MARINE CORPS BASE CAMP PENDLETON, Calif. — Marines, sailors and Department of Defense personnel learned to transition from military to civilian employment at a “Marketing Yourself” presentation by the Military Officers Association of America at the Marine Memorial Chapel on Camp Pendleton, May 15.
The presentation showed various strategies and tactics to be successful when looking for a possible job outside of the military.
“Most people have the military as their first job right out of high school or college, so they don’t know what a job is like in the civilian world,” said Jim Carman, director of Transition Services, MOAA. “For them this is a major culture shift, and they need to understand the different levels of expectation and protocols.”
During the presentation, Carman talked about four key points, including personal assessment, resume development, self marketing, and interviewing and negotiating.
“I try to bring people into networking where they can share information, ideas and benefit from each others’ personal experiences,” said Carman. “One of the sources I use is a premier professional network website scouted by recruiters that offers a wide range of networks with other companies.”
There are also classes available on base to help service members transition out of the military.
“Some of the classes we offer are Pre-Retirement Seminars, Senior Exclusive Seminars, the (Officer Under Twenty) Program and weekly (Transition Readiness Seminars), ” said Dan Clouse, the transition and employment supervisor for Marine and Family Programs. “Our classes are free of charge, so there is no marketing blip or membership service members have to worry about.”

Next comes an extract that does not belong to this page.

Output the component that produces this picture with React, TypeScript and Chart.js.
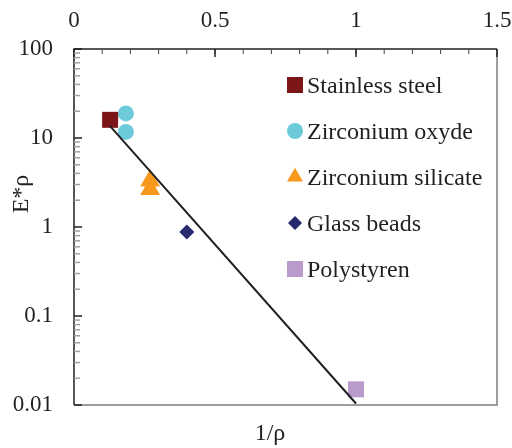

Service members found the information given at the presentation to be useful and invaluable.
“This is all priceless information that teaches you how to act, portray yourself, talk and use resources like (networking websites) to get information about a job,” said Gunnery Sgt. Will L. Pearsell, legal administration chief with Command Support, Installation Personnel Administration Center. “It’s depressing to see young Marines, even with the drawdown, not take advantage of something like this.”
Camp Pendleton holds about six to seven career fairs every year to introduce Marines to various companies.
“I jump on any opportunity to benefit service members and their families on their career path,” said Clouse. “We try to stimulate people to do things for themselves because when they get out of the military no one will tell them what to do, only what they can do.”